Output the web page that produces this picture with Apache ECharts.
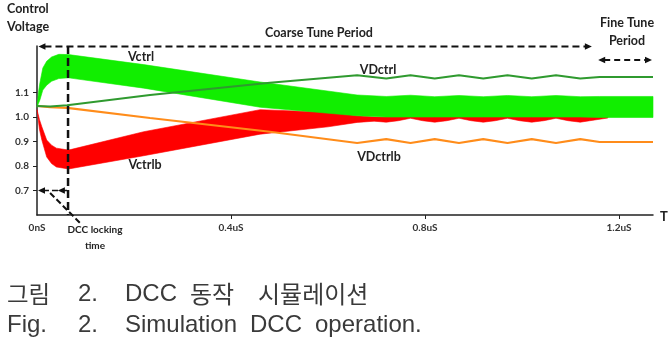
<!DOCTYPE html>
<html><head><meta charset="utf-8">
<script src="https://cdn.jsdelivr.net/npm/echarts@6/dist/echarts.min.js"></script>
<style>html,body{margin:0;padding:0;background:#fff;}#c{width:670px;height:348px;}</style>
</head><body><div id="c"></div>
<script>
// ---- axis ticks ----
const timeTicks = [0, 0.4, 0.8, 1.2];
const timeTickLabels = ['0nS', '0.4uS', '0.8uS', '1.2uS'];
const voltTicks = [0.7, 0.8, 0.9, 1.0, 1.1];
const voltTickLabels = ['0.7', '0.8', '0.9', '1.0', '1.1'];

// ---- Vctrl (green band: lower / upper envelope) ----
const vctrlT  = [0, 0.003, 0.006, 0.012, 0.02, 0.03, 0.045, 0.065, 0.22, 0.46, 0.66, 0.72, 0.77, 0.82, 0.87, 0.92, 0.97, 1.02, 1.07, 1.12, 1.16, 1.27];
const vctrlHi = [1.04, 1.10, 1.14, 1.20, 1.228, 1.245, 1.256, 1.255, 1.214, 1.143, 1.09, 1.084, 1.089, 1.083, 1.088, 1.083, 1.088, 1.083, 1.088, 1.083, 1.084, 1.084];
const vctrlLo = [1.04, 1.055, 1.07, 1.11, 1.13, 1.146, 1.157, 1.16, 1.118, 1.04, 1.005, 1.0, 1.0, 1.0, 1.0, 1.0, 1.0, 1.0, 1.0, 1.0, 0.998, 0.998];

// ---- Vctrlb (red band) ----
const vctrlbT  = [0, 0.005, 0.01, 0.02, 0.03, 0.04, 0.065, 0.22, 0.46, 0.6, 0.66, 0.695, 0.72, 0.745, 0.77, 0.795, 0.82, 0.845, 0.87, 0.895, 0.92, 0.945, 0.97, 0.995, 1.02, 1.045, 1.07, 1.095, 1.12, 1.15, 1.177];
const vctrlbHi = [1.03, 0.99, 0.96, 0.906, 0.885, 0.873, 0.865, 0.94, 1.03, 1.02, 1.005, 1.0, 1.0, 1.0, 1.0, 1.0, 1.0, 1.0, 1.0, 1.0, 1.0, 1.0, 1.0, 1.0, 1.0, 1.0, 1.0, 1.0, 1.0, 1.0, 1.0];
const vctrlbLo = [1.03, 0.95, 0.906, 0.837, 0.81, 0.796, 0.788, 0.842, 0.93, 0.96, 0.978, 0.983, 0.979, 0.985, 0.995, 0.985, 0.979, 0.985, 0.995, 0.985, 0.979, 0.985, 0.995, 0.985, 0.979, 0.985, 0.995, 0.985, 0.979, 0.988, 0.996];

// ---- VDctrl / VDctrlb lines ----
const vdT     = [0, 0.027, 0.062, 0.233, 0.48, 0.66, 0.72, 0.77, 0.82, 0.87, 0.92, 0.97, 1.02, 1.07, 1.12, 1.16, 1.27];
const vdctrl  = [1.045, 1.043, 1.048, 1.09, 1.14, 1.171, 1.157, 1.171, 1.157, 1.171, 1.157, 1.171, 1.157, 1.171, 1.157, 1.163, 1.163];
const vdctrlb = [1.045, 1.04, 1.037, 0.996, 0.94, 0.894, 0.91, 0.894, 0.91, 0.894, 0.91, 0.894, 0.91, 0.894, 0.91, 0.898, 0.898];

const lockTime = 0.064;

const pairs = (t, v) => t.map((x, i) => [x, v[i]]);
const triples = (t, lo, hi) => t.map((x, i) => [x, lo[i], hi[i]]);

const FONT = 'Lato, "Open Sans", sans-serif';
const chart = echarts.init(document.getElementById('c'), null, {renderer: 'canvas'});

function bandSeries(name, data, color, z) {
  return {
    name: name, type: 'custom', z: z, silent: true, data: data,
    encode: {x: 0, y: [1, 2]},
    renderItem: function (params, api) {
      if (params.dataIndex !== 0) return null;
      const top = [], bot = [];
      for (let i = 0; i < data.length; i++) {
        top.push(api.coord([data[i][0], data[i][2]]));
        bot.push(api.coord([data[i][0], data[i][1]]));
      }
      const pts = top.concat(bot.reverse());
      return {type: 'polygon', shape: {points: pts}, style: {fill: color, stroke: color, lineWidth: 0.6}};
    }
  };
}

chart.setOption({
  animation: false,
  grid: {left: 37, right: 17, top: 46, bottom: 133},
  xAxis: {
    type: 'value', min: 0, max: 1.27,
    axisLine: {onZero: false, lineStyle: {color: '#222', width: 1.5}},
    axisTick: {show: true, customValues: timeTicks.slice(1), length: 4, lineStyle: {color: '#222'}},
    axisLabel: {customValues: timeTicks, margin: 8, color: '#333', fontFamily: FONT, fontWeight: 'bold', fontSize: 10,
      formatter: v => { const i = timeTicks.findIndex(t => Math.abs(t - v) < 1e-6); return i >= 0 ? timeTickLabels[i] : ''; }},
    splitLine: {show: false}
  },
  yAxis: {
    type: 'value', min: 0.6, max: 1.29,
    axisLine: {show: true, onZero: false, lineStyle: {color: '#222', width: 1.5}},
    axisTick: {show: true, customValues: voltTicks, length: 4, lineStyle: {color: '#222'}},
    axisLabel: {customValues: voltTicks, margin: 8, color: '#333', fontFamily: FONT, fontWeight: 'bold', fontSize: 10,
      formatter: v => { const i = voltTicks.findIndex(t => Math.abs(t - v) < 1e-6); return i >= 0 ? voltTickLabels[i] : ''; }},
    splitLine: {show: false}
  },
  series: [
    bandSeries('Vctrlb', triples(vctrlbT, vctrlbLo, vctrlbHi), '#ff0000', 2),
    bandSeries('Vctrl', triples(vctrlT, vctrlLo, vctrlHi), '#11ee00', 3),
    {name: 'VDctrlb', type: 'line', data: pairs(vdT, vdctrlb), symbol: 'none', z: 4,
     lineStyle: {color: '#ff8c1a', width: 2.2}},
    {name: 'VDctrl', type: 'line', data: pairs(vdT, vdctrl), symbol: 'none', z: 4,
     lineStyle: {color: '#2f9a2f', width: 2}}
  ]
});

// ---- annotations (positioned through the chart's own scales) ----
const P = (t, v) => chart.convertToPixel({gridIndex: 0}, [t, v]);
const g = [];
function dashed(a, b, w, dash) {
  g.push({type: 'line', z: 20, shape: {x1: a[0], y1: a[1], x2: b[0], y2: b[1]},
    style: {stroke: '#111', lineWidth: w, lineDash: dash}});
}
function head(p, dir) {
  const L = 7, W = 3.2;
  g.push({type: 'polygon', z: 21, shape: {points: [[p[0], p[1]], [p[0] - dir * L, p[1] - W], [p[0] - dir * L, p[1] + W]]},
    style: {fill: '#111'}});
}
dashed(P(lockTime, 1.29), P(lockTime, 0.6), 2.5, [8, 4]);
const c1 = P(0.003, 1.288), c2 = P(1.144, 1.288);
dashed([c1[0] + 6, c1[1]], [c2[0] - 6, c2[1]], 2, [7, 4]); head(c1, -1); head(c2, 1);
const f1 = P(1.157, 1.233), f2 = P(1.268, 1.233);
dashed([f1[0] + 6, f1[1]], [f2[0] - 6, f2[1]], 2, [6, 4]); head(f1, -1); head(f2, 1);
const l1 = P(0.002, 0.70), l2 = P(lockTime, 0.70);
dashed([l1[0] + 5, l1[1]], l2, 1.5, [6, 3]); head(l1, -1); head(P(0.043, 0.70), -1);
dashed(P(0.027, 0.69), P(0.089, 0.567), 2, [6, 3]);

function txt(text, x, y, size, weight, align, color, family) {
  g.push({type: 'text', z: 30, x: x, y: y,
    style: {text: text, fontSize: size, fontWeight: weight, fontFamily: family || FONT,
      fill: color || '#222', align: align || 'center', verticalAlign: 'middle', lineHeight: size + 6}});
}
txt('Control\nVoltage', 7, 18, 12.5, 'bold', 'left');
txt('Coarse Tune Period', 319, 33, 12.5, 'bold');
txt('Fine Tune\nPeriod', 627, 32, 12.5, 'bold');
txt('Vctrl', 141, 57, 12.5, 'bold');
txt('VDctrl', 378, 70, 12.5, 'bold');
txt('Vctrlb', 145, 165, 12.5, 'bold');
txt('VDctrlb', 379, 157, 12.5, 'bold');
txt('T', 664, 217, 13, 'bold');
txt('DCC locking', 95, 230, 10, 'bold');
txt('time', 95, 246, 10, 'bold');

const CAP = '"Liberation Sans", Arial, sans-serif';
const KR = '"Noto Sans CJK KR", sans-serif';
const capColor = '#3a3a3a';
txt('그림', 7, 294, 23.5, 'normal', 'left', capColor, KR);
txt('2.', 78, 294, 24, 'normal', 'left', capColor, CAP);
txt('DCC', 125, 294, 24, 'normal', 'left', capColor, CAP);
txt('동작', 190, 294, 24, 'normal', 'left', capColor, KR);
txt('시뮬레이션', 258, 294, 24, 'normal', 'left', capColor, KR);
txt('Fig.', 7, 325, 24, 'normal', 'left', capColor, CAP);
txt('2.', 78, 325, 24, 'normal', 'left', capColor, CAP);
txt('Simulation', 125, 325, 24, 'normal', 'left', capColor, CAP);
txt('DCC', 250, 325, 24, 'normal', 'left', capColor, CAP);
txt('operation.', 315, 325, 24, 'normal', 'left', capColor, CAP);

chart.setOption({graphic: g});
</script></body></html>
______
> Short problem: Reproduce exactly the run of lines that opens the listing and closes with the line holding "0.979, 0.988, 0.996];". Pictures are excluded.

> Answer for the task:
Output the web page that produces this picture with Apache ECharts.
<!DOCTYPE html>
<html><head><meta charset="utf-8">
<script src="https://cdn.jsdelivr.net/npm/echarts@6/dist/echarts.min.js"></script>
<style>html,body{margin:0;padding:0;background:#fff;}#c{width:670px;height:348px;}</style>
</head><body><div id="c"></div>
<script>
// ---- axis ticks ----
const timeTicks = [0, 0.4, 0.8, 1.2];
const timeTickLabels = ['0nS', '0.4uS', '0.8uS', '1.2uS'];
const voltTicks = [0.7, 0.8, 0.9, 1.0, 1.1];
const voltTickLabels = ['0.7', '0.8', '0.9', '1.0', '1.1'];

// ---- Vctrl (green band: lower / upper envelope) ----
const vctrlT  = [0, 0.003, 0.006, 0.012, 0.02, 0.03, 0.045, 0.065, 0.22, 0.46, 0.66, 0.72, 0.77, 0.82, 0.87, 0.92, 0.97, 1.02, 1.07, 1.12, 1.16, 1.27];
const vctrlHi = [1.04, 1.10, 1.14, 1.20, 1.228, 1.245, 1.256, 1.255, 1.214, 1.143, 1.09, 1.084, 1.089, 1.083, 1.088, 1.083, 1.088, 1.083, 1.088, 1.083, 1.084, 1.084];
const vctrlLo = [1.04, 1.055, 1.07, 1.11, 1.13, 1.146, 1.157, 1.16, 1.118, 1.04, 1.005, 1.0, 1.0, 1.0, 1.0, 1.0, 1.0, 1.0, 1.0, 1.0, 0.998, 0.998];

// ---- Vctrlb (red band) ----
const vctrlbT  = [0, 0.005, 0.01, 0.02, 0.03, 0.04, 0.065, 0.22, 0.46, 0.6, 0.66, 0.695, 0.72, 0.745, 0.77, 0.795, 0.82, 0.845, 0.87, 0.895, 0.92, 0.945, 0.97, 0.995, 1.02, 1.045, 1.07, 1.095, 1.12, 1.15, 1.177];
const vctrlbHi = [1.03, 0.99, 0.96, 0.906, 0.885, 0.873, 0.865, 0.94, 1.03, 1.02, 1.005, 1.0, 1.0, 1.0, 1.0, 1.0, 1.0, 1.0, 1.0, 1.0, 1.0, 1.0, 1.0, 1.0, 1.0, 1.0, 1.0, 1.0, 1.0, 1.0, 1.0];
const vctrlbLo = [1.03, 0.95, 0.906, 0.837, 0.81, 0.796, 0.788, 0.842, 0.93, 0.96, 0.978, 0.983, 0.979, 0.985, 0.995, 0.985, 0.979, 0.985, 0.995, 0.985, 0.979, 0.985, 0.995, 0.985, 0.979, 0.985, 0.995, 0.985, 0.979, 0.988, 0.996];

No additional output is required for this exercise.